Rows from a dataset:

------------------------------------------------

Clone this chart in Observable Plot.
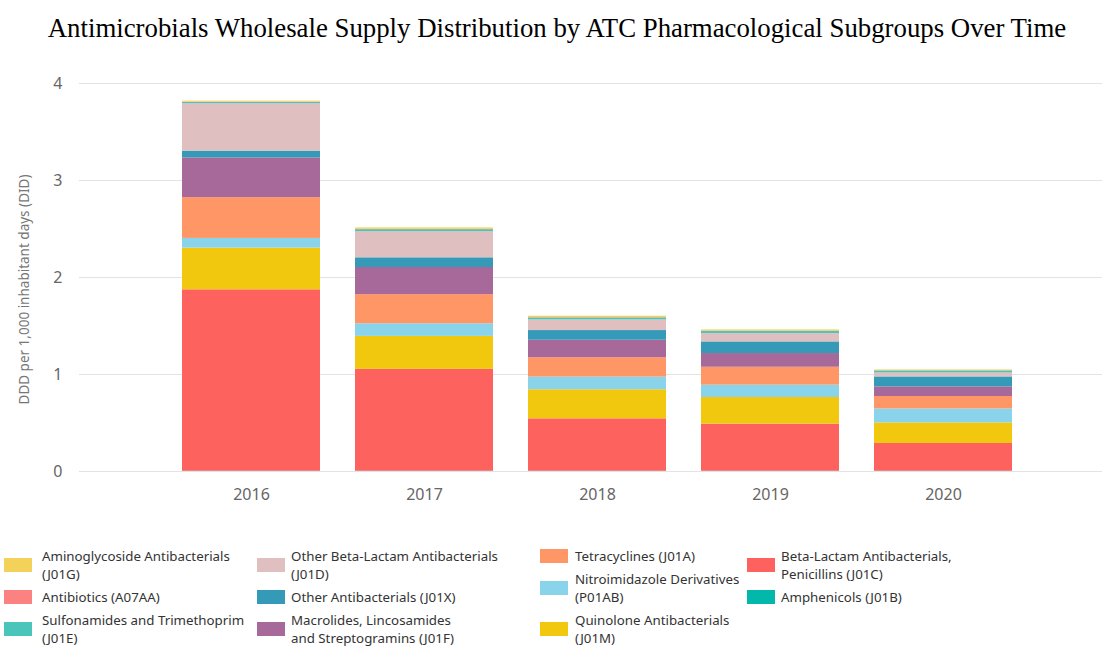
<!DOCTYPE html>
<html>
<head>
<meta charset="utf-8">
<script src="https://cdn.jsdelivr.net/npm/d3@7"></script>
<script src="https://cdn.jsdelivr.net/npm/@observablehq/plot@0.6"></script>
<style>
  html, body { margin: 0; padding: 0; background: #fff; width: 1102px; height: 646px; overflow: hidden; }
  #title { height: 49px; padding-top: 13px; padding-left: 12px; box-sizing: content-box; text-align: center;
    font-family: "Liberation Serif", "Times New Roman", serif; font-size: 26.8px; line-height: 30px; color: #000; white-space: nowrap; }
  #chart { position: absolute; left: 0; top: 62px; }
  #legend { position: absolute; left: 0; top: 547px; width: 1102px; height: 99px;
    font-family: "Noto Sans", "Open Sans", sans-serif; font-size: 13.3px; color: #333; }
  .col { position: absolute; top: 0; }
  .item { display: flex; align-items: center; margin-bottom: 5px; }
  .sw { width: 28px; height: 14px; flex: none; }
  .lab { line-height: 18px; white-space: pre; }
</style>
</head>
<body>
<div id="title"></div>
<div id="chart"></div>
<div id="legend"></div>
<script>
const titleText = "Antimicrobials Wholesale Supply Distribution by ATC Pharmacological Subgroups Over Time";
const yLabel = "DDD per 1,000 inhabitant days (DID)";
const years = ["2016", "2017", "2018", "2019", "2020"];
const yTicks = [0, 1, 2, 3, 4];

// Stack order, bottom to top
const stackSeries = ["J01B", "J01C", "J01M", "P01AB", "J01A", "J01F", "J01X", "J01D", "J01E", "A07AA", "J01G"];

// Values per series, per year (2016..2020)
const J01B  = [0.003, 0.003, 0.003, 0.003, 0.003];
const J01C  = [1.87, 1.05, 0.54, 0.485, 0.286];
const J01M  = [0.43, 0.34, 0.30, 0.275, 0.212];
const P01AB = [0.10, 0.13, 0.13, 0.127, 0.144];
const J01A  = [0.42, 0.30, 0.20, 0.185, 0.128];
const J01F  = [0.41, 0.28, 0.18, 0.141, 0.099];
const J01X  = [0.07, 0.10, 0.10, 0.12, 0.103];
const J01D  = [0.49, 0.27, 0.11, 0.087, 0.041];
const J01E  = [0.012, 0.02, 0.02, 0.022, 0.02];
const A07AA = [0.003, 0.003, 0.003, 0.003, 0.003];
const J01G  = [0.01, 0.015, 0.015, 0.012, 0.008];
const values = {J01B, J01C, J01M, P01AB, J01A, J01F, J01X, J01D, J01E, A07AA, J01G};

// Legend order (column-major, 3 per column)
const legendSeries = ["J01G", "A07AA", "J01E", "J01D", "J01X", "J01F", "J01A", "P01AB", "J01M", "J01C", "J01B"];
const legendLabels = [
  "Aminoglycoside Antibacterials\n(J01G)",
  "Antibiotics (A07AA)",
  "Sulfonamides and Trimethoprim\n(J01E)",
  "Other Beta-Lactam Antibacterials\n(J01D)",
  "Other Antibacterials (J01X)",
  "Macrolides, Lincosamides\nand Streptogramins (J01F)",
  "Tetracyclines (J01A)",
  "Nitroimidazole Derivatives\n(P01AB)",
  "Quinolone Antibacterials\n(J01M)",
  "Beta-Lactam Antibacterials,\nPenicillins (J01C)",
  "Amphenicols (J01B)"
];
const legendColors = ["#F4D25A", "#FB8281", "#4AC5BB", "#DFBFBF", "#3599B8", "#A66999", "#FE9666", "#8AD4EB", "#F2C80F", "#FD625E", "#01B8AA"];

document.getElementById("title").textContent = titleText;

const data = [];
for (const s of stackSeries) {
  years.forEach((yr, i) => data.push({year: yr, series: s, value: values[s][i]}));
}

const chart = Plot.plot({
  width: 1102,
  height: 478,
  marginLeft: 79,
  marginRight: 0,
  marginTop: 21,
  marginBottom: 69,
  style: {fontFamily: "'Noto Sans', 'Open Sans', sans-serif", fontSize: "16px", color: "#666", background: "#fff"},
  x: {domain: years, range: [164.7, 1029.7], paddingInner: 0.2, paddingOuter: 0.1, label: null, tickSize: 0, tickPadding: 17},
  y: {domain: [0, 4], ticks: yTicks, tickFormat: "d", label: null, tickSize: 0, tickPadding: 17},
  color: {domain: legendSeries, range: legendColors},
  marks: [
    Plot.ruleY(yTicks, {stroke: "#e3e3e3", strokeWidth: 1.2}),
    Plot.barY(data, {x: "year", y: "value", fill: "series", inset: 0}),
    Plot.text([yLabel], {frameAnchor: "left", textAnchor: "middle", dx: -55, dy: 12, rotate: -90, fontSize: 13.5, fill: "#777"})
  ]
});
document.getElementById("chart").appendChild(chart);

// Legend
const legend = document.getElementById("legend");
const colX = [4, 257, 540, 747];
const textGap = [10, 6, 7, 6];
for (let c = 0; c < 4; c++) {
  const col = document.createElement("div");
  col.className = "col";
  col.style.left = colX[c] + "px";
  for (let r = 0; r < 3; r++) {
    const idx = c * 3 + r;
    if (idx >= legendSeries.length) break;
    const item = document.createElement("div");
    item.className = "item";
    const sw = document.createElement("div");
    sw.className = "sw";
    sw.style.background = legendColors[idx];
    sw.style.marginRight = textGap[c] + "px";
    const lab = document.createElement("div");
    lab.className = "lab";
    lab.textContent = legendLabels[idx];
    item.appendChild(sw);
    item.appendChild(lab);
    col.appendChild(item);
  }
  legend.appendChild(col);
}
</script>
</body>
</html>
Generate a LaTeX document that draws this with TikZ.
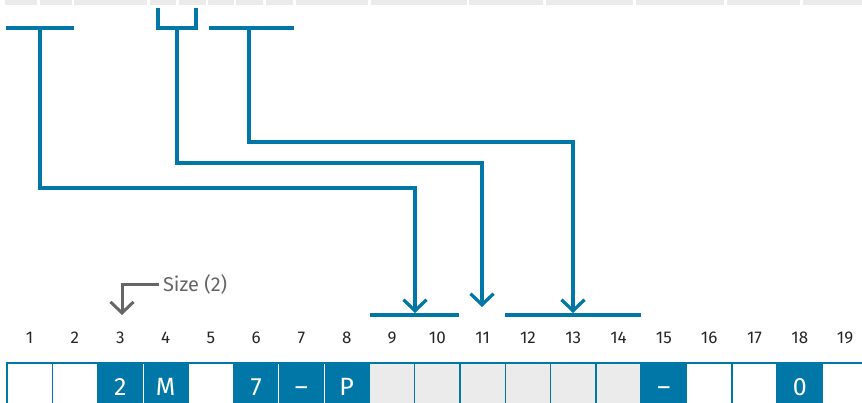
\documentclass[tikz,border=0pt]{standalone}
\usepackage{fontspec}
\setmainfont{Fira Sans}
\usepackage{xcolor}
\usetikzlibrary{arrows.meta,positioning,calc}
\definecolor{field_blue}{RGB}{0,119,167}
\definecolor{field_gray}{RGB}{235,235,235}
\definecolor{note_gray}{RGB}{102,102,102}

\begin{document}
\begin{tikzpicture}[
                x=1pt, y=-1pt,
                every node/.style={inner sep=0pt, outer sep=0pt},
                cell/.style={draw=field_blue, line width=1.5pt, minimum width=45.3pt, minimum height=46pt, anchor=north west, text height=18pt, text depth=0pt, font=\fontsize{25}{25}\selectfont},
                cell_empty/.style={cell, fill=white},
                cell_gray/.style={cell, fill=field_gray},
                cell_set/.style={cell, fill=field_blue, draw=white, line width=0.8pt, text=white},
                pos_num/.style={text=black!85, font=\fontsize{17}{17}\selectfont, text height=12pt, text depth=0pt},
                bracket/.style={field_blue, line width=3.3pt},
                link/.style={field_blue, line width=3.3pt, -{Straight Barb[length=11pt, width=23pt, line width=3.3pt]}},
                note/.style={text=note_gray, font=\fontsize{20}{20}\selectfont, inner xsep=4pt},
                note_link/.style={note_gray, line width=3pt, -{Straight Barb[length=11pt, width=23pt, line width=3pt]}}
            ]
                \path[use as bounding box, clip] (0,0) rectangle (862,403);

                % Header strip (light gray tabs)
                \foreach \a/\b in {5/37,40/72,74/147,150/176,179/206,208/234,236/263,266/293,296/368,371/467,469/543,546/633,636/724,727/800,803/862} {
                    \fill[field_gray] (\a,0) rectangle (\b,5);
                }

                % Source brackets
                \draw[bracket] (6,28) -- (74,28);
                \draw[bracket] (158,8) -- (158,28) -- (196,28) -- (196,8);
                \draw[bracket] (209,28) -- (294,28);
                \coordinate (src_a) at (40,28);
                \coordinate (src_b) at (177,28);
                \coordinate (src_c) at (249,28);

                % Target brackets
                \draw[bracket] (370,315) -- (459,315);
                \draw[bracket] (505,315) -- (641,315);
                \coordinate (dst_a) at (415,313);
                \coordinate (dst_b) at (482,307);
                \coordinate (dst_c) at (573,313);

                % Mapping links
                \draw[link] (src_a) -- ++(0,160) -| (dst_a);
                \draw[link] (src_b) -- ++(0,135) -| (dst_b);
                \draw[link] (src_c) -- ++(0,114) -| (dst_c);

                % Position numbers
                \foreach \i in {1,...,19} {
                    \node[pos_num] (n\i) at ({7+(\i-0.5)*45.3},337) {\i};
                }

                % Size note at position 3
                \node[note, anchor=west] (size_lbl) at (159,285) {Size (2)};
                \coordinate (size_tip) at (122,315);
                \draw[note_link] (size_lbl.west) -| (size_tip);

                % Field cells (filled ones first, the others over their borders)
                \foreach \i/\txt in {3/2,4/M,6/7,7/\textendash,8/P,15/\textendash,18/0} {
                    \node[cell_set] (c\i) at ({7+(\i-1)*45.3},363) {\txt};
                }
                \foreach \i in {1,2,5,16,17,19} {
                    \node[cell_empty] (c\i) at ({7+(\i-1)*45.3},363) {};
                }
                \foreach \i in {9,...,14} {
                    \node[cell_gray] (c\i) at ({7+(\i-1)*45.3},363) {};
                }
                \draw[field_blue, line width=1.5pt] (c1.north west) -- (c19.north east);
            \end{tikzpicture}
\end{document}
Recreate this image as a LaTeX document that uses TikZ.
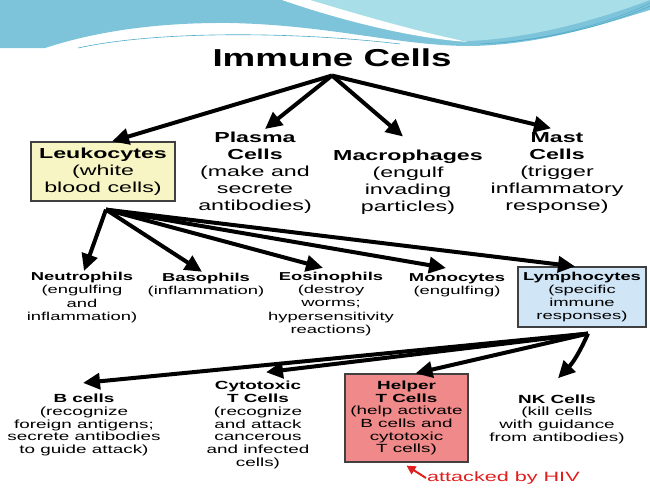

------------------------------------------------

■ **WHAT THE EXERCISE ASKS**: Find the lines with the string "that" and reproduce them.

■ **EXERCISE RESPONSE**:
Generate a LaTeX document that draws this with TikZ.
Recreate this image as a LaTeX document that uses TikZ.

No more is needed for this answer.